A Remainder of One by Elinor J Pinczes illustrated by Bonnie MacKain
Twenty-five beetles are on parade in this rhyming picture book which also serves as a fine introduction to the concept of division. The blue bug queen “likes to keep things tidy,” so approves the two-by-two formation o the parade. . .except when she sees one is left over! This last bug, Joe, ends up being a “remainder,” and to solve his dilemma, he tries out various formations: by three, by fours,–and finally one that works for him—by fives. The bugs are big, blue, and friendly looking, though each is unique.
365 Penguins by Jean-Luc Fromental illustrated by Joëlle Jolivet
This lively and funny book is a French import and brings its own unique feel in both art and writing. Penguins start arriving, one a day, for a full year. How does the family deal with this penguin onslaught? Over the year, as penguins run amok in the house, the father decides to organize them—in boxes, by dozens, and even cubic formation. The art is stunning, with comical birds shown in large, bright illustrations. There’s an important ecological lesson, too, taught by the children’s scientist Uncle Victor. Besides the fascinating mathematical problem solving, the book has a fun—and funny—narrative line. Younger readers love to search for Little Chilly–with his vibrant blue feet—on each page.

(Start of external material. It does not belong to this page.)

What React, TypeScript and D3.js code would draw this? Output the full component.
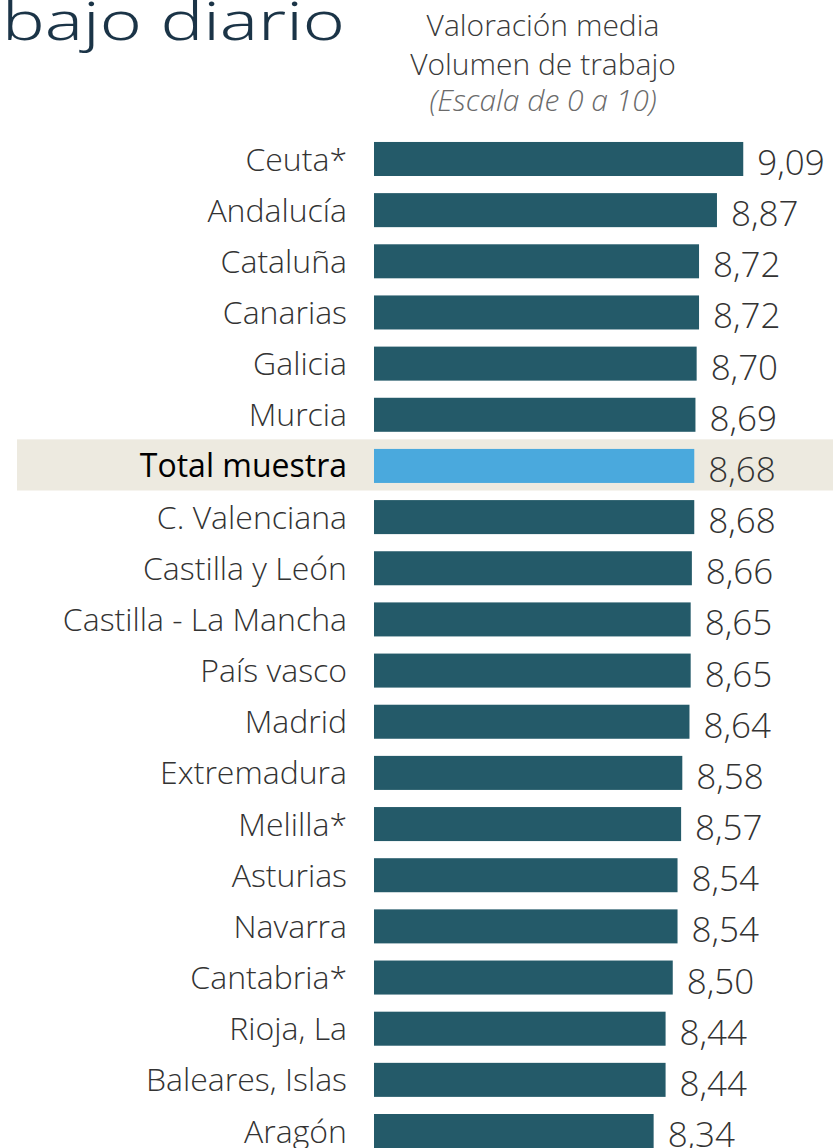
import React from "react";
import * as d3 from "d3";

const categories = [
  "Ceuta*", "Andalucía", "Cataluña", "Canarias", "Galicia", "Murcia",
  "Total muestra", "C. Valenciana", "Castilla y León", "Castilla - La Mancha",
  "País vasco", "Madrid", "Extremadura", "Melilla*", "Asturias", "Navarra",
  "Cantabria*", "Rioja, La", "Baleares, Islas", "Aragón",
];
const values = [
  9.09, 8.87, 8.72, 8.72, 8.70, 8.69, 8.68, 8.68, 8.66, 8.65,
  8.65, 8.64, 8.58, 8.57, 8.54, 8.54, 8.50, 8.44, 8.44, 8.34,
];
const highlight = "Total muestra";
const titleText = "bajo diario";
const headerLines = ["Valoración media", "Volumen de trabajo"];
const subHeader = "(Escala de 0 a 10)";

const W = 833;
const H = 1148;
const FONT = "'Open Sans', 'Noto Sans', sans-serif";

export default function App() {
  const x = d3.scaleLinear().domain([6, 10]).range([374, 374 + 4 * 119.5]);
  const y = d3.scaleBand<string>().domain(categories).range([142 - 8.6, 142 - 8.6 + 51.16 * categories.length]).paddingInner(0.335).paddingOuter(0.1675);
  const fmt = (v: number) => d3.format(".2f")(v).replace(".", ",");
  const bw = y.bandwidth();
  const step = y.step();
  return (
    <svg width={W} height={H} style={{ position: "absolute", left: 0, top: 0, background: "#fff" }}>
      <text x={2} y={40} fontFamily="'Noto Sans', 'Open Sans', sans-serif" fontWeight={350} fontSize={54} fill="#1b3447" textLength={343} lengthAdjust="spacingAndGlyphs">{titleText}</text>
      {headerLines.map((t, i) => (
        <text key={t} x={543} y={36 + i * 39} textAnchor="middle" fontFamily={FONT} fontWeight={300} fontSize={30} fill="#3a3a3a">{t}</text>
      ))}
      <text x={543} y={111} textAnchor="middle" fontFamily={FONT} fontWeight={300} fontStyle="italic" fontSize={30} fill="#6a6a6a">{subHeader}</text>
      {categories.map((c, i) => {
        const yy = y(c)!;
        const isH = c === highlight;
        return (
          <g key={c}>
            {isH && <rect x={17} y={yy + bw / 2 - step / 2 - 1} width={W - 17} height={step} fill="#edeae0" />}
            <rect x={x(6)} y={yy} width={x(values[i]) - x(6)} height={bw} fill={isH ? "#4aa9dd" : "#245a69"} />
            <text x={347} y={yy + bw / 2} dy="0.36em" textAnchor="end" fontFamily={FONT} fontWeight={isH ? 400 : 300} fontSize={32} fill={isH ? "#000" : "#333"}>{c}</text>
            <text x={x(values[i]) + 14} y={yy + bw - 1} textAnchor="start" fontFamily={FONT} fontWeight={300} fontSize={35} fill="#333">{fmt(values[i])}</text>
          </g>
        );
      })}
    </svg>
  );
}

City by Numbers by Stephen T. Johnson
This picture book features realistic paintings of an urban cityscape. Numbers are hidden throughout the paintings, but you have to look closely at the architecture to find them. For example, the numeral 8 is created by two trashcan rims side by side. It’s a wonderfully creative and artistic book that adults will enjoy for the fascinating architectural detail and beautifully-rendered drawing. A wonderful book to share with the whole family—or classroom.